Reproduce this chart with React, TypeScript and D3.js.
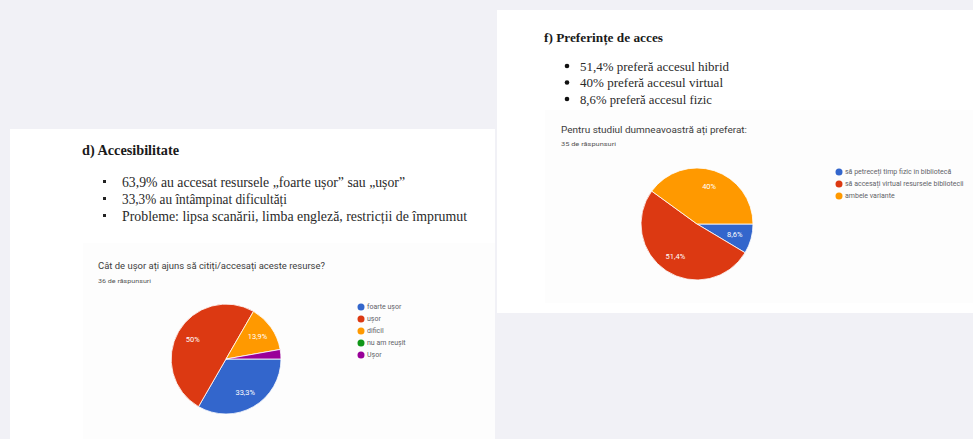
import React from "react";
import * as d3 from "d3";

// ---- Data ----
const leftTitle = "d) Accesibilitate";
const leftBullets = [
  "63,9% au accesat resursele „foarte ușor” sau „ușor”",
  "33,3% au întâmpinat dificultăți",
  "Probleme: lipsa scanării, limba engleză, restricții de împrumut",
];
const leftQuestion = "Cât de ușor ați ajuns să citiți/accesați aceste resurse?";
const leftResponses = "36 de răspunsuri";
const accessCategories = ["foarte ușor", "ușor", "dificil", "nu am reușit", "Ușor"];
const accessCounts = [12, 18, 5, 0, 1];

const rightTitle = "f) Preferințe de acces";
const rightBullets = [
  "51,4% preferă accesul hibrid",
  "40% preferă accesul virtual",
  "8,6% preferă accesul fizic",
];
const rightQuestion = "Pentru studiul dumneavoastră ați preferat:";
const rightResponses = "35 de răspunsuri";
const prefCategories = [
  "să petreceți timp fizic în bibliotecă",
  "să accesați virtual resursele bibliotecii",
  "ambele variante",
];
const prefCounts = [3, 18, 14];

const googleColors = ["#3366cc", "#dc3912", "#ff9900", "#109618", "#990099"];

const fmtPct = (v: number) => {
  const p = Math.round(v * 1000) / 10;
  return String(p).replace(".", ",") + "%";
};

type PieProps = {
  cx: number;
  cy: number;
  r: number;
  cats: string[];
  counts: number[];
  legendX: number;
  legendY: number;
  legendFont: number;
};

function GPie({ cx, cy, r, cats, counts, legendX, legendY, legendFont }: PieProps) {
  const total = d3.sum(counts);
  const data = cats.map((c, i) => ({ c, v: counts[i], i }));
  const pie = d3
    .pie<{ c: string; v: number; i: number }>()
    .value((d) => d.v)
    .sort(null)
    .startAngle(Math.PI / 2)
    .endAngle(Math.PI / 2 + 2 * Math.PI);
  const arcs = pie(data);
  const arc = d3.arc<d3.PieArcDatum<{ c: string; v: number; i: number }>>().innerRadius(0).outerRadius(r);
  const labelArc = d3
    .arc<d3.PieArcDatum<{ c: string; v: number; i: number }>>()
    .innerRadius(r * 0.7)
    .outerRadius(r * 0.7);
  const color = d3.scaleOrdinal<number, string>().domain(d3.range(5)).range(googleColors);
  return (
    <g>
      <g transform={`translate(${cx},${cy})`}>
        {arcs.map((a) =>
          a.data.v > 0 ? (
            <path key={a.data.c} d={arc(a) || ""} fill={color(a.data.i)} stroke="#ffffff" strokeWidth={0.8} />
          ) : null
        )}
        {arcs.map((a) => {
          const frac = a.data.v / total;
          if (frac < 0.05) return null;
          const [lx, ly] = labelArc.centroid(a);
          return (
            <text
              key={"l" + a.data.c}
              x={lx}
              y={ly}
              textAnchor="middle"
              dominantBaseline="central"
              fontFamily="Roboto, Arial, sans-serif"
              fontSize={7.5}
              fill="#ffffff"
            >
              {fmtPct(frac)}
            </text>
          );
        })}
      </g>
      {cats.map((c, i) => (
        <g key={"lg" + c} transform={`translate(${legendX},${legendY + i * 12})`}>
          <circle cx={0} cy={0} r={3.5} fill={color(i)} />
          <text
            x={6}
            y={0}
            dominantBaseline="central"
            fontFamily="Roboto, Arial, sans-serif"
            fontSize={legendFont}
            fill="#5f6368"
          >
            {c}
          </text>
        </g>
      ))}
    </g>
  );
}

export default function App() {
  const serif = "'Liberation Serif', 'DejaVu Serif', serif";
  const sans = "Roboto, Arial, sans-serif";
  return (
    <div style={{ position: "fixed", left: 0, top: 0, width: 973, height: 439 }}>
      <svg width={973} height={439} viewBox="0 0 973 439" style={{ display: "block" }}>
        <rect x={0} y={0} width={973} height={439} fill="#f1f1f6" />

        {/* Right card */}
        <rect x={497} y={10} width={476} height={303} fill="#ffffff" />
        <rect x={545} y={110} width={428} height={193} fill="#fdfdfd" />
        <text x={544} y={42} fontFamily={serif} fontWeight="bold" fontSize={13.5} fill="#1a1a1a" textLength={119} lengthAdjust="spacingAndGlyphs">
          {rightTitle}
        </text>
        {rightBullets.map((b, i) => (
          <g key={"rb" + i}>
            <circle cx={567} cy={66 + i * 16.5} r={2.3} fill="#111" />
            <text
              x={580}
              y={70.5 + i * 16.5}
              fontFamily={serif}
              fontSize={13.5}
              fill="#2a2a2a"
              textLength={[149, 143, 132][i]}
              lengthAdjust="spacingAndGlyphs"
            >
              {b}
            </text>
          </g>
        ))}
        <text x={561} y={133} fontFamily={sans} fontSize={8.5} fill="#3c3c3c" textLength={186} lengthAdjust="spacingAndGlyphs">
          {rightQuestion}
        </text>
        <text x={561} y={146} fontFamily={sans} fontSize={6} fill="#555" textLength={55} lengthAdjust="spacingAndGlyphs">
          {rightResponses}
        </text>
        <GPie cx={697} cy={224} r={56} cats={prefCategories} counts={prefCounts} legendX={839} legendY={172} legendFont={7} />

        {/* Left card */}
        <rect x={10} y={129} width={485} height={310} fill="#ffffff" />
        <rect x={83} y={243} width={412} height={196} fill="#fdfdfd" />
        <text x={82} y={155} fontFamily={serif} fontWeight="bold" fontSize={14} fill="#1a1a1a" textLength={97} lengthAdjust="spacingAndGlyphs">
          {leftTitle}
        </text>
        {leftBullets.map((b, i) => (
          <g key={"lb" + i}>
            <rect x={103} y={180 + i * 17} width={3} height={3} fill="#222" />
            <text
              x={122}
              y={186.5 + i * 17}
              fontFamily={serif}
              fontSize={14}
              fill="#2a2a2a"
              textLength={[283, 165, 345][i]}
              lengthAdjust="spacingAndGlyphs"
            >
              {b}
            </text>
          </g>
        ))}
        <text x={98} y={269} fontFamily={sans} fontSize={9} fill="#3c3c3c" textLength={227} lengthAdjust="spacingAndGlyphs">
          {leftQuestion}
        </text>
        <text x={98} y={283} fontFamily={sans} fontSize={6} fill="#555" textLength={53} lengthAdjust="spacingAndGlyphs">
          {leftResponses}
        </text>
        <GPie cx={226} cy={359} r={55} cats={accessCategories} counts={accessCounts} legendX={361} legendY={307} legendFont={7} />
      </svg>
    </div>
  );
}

» Short problem: Transcribe the material as is, with images omitted.

» Solved exercise:
Reproduce this chart with React, TypeScript and D3.js.
import React from "react";
import * as d3 from "d3";

// ---- Data ----
const leftTitle = "d) Accesibilitate";
const leftBullets = [
  "63,9% au accesat resursele „foarte ușor” sau „ușor”",
  "33,3% au întâmpinat dificultăți",
  "Probleme: lipsa scanării, limba engleză, restricții de împrumut",
];
const leftQuestion = "Cât de ușor ați ajuns să citiți/accesați aceste resurse?";
const leftResponses = "36 de răspunsuri";
const accessCategories = ["foarte ușor", "ușor", "dificil", "nu am reușit", "Ușor"];
const accessCounts = [12, 18, 5, 0, 1];

const rightTitle = "f) Preferințe de acces";
const rightBullets = [
  "51,4% preferă accesul hibrid",
  "40% preferă accesul virtual",
  "8,6% preferă accesul fizic",
];
const rightQuestion = "Pentru studiul dumneavoastră ați preferat:";
const rightResponses = "35 de răspunsuri";
const prefCategories = [
  "să petreceți timp fizic în bibliotecă",
  "să accesați virtual resursele bibliotecii",
  "ambele variante",
];
const prefCounts = [3, 18, 14];

const googleColors = ["#3366cc", "#dc3912", "#ff9900", "#109618", "#990099"];

const fmtPct = (v: number) => {
  const p = Math.round(v * 1000) / 10;
  return String(p).replace(".", ",") + "%";
};

type PieProps = {
  cx: number;
  cy: number;
  r: number;
  cats: string[];
  counts: number[];
  legendX: number;
  legendY: number;
  legendFont: number;
};

function GPie({ cx, cy, r, cats, counts, legendX, legendY, legendFont }: PieProps) {
  const total = d3.sum(counts);
  const data = cats.map((c, i) => ({ c, v: counts[i], i }));
  const pie = d3
    .pie<{ c: string; v: number; i: number }>()
    .value((d) => d.v)
    .sort(null)
    .startAngle(Math.PI / 2)
    .endAngle(Math.PI / 2 + 2 * Math.PI);
  const arcs = pie(data);
  const arc = d3.arc<d3.PieArcDatum<{ c: string; v: number; i: number }>>().innerRadius(0).outerRadius(r);
  const labelArc = d3
    .arc<d3.PieArcDatum<{ c: string; v: number; i: number }>>()
    .innerRadius(r * 0.7)
    .outerRadius(r * 0.7);
  const color = d3.scaleOrdinal<number, string>().domain(d3.range(5)).range(googleColors);
  return (
    <g>
      <g transform={`translate(${cx},${cy})`}>
        {arcs.map((a) =>
          a.data.v > 0 ? (
            <path key={a.data.c} d={arc(a) || ""} fill={color(a.data.i)} stroke="#ffffff" strokeWidth={0.8} />
          ) : null
        )}
        {arcs.map((a) => {
          const frac = a.data.v / total;
          if (frac < 0.05) return null;
          const [lx, ly] = labelArc.centroid(a);
          return (
            <text
              key={"l" + a.data.c}
              x={lx}
              y={ly}
              textAnchor="middle"
              dominantBaseline="central"
              fontFamily="Roboto, Arial, sans-serif"
              fontSize={7.5}
              fill="#ffffff"
            >
              {fmtPct(frac)}
            </text>
          );
        })}
      </g>
      {cats.map((c, i) => (
        <g key={"lg" + c} transform={`translate(${legendX},${legendY + i * 12})`}>
          <circle cx={0} cy={0} r={3.5} fill={color(i)} />
          <text
            x={6}
            y={0}
            dominantBaseline="central"
            fontFamily="Roboto, Arial, sans-serif"
            fontSize={legendFont}
            fill="#5f6368"
          >
            {c}
          </text>
        </g>
      ))}
    </g>
  );
}

export default function App() {
  const serif = "'Liberation Serif', 'DejaVu Serif', serif";
  const sans = "Roboto, Arial, sans-serif";
  return (
    <div style={{ position: "fixed", left: 0, top: 0, width: 973, height: 439 }}>
      <svg width={973} height={439} viewBox="0 0 973 439" style={{ display: "block" }}>
        <rect x={0} y={0} width={973} height={439} fill="#f1f1f6" />

        {/* Right card */}
        <rect x={497} y={10} width={476} height={303} fill="#ffffff" />
        <rect x={545} y={110} width={428} height={193} fill="#fdfdfd" />
        <text x={544} y={42} fontFamily={serif} fontWeight="bold" fontSize={13.5} fill="#1a1a1a" textLength={119} lengthAdjust="spacingAndGlyphs">
          {rightTitle}
        </text>
        {rightBullets.map((b, i) => (
          <g key={"rb" + i}>
            <circle cx={567} cy={66 + i * 16.5} r={2.3} fill="#111" />
            <text
              x={580}
              y={70.5 + i * 16.5}
              fontFamily={serif}
              fontSize={13.5}
              fill="#2a2a2a"
              textLength={[149, 143, 132][i]}
              lengthAdjust="spacingAndGlyphs"
            >
              {b}
            </text>
          </g>
        ))}
        <text x={561} y={133} fontFamily={sans} fontSize={8.5} fill="#3c3c3c" textLength={186} lengthAdjust="spacingAndGlyphs">
          {rightQuestion}
        </text>
        <text x={561} y={146} fontFamily={sans} fontSize={6} fill="#555" textLength={55} lengthAdjust="spacingAndGlyphs">
          {rightResponses}
        </text>
        <GPie cx={697} cy={224} r={56} cats={prefCategories} counts={prefCounts} legendX={839} legendY={172} legendFont={7} />

        {/* Left card */}
        <rect x={10} y={129} width={485} height={310} fill="#ffffff" />
        <rect x={83} y={243} width={412} height={196} fill="#fdfdfd" />
        <text x={82} y={155} fontFamily={serif} fontWeight="bold" fontSize={14} fill="#1a1a1a" textLength={97} lengthAdjust="spacingAndGlyphs">
          {leftTitle}
        </text>
        {leftBullets.map((b, i) => (
          <g key={"lb" + i}>
            <rect x={103} y={180 + i * 17} width={3} height={3} fill="#222" />
            <text
              x={122}
              y={186.5 + i * 17}
              fontFamily={serif}
              fontSize={14}
              fill="#2a2a2a"
              textLength={[283, 165, 345][i]}
              lengthAdjust="spacingAndGlyphs"
            >
              {b}
            </text>
          </g>
        ))}
        <text x={98} y={269} fontFamily={sans} fontSize={9} fill="#3c3c3c" textLength={227} lengthAdjust="spacingAndGlyphs">
          {leftQuestion}
        </text>
        <text x={98} y={283} fontFamily={sans} fontSize={6} fill="#555" textLength={53} lengthAdjust="spacingAndGlyphs">
          {leftResponses}
        </text>
        <GPie cx={226} cy={359} r={55} cats={accessCategories} counts={accessCounts} legendX={361} legendY={307} legendFont={7} />
      </svg>
    </div>
  );
}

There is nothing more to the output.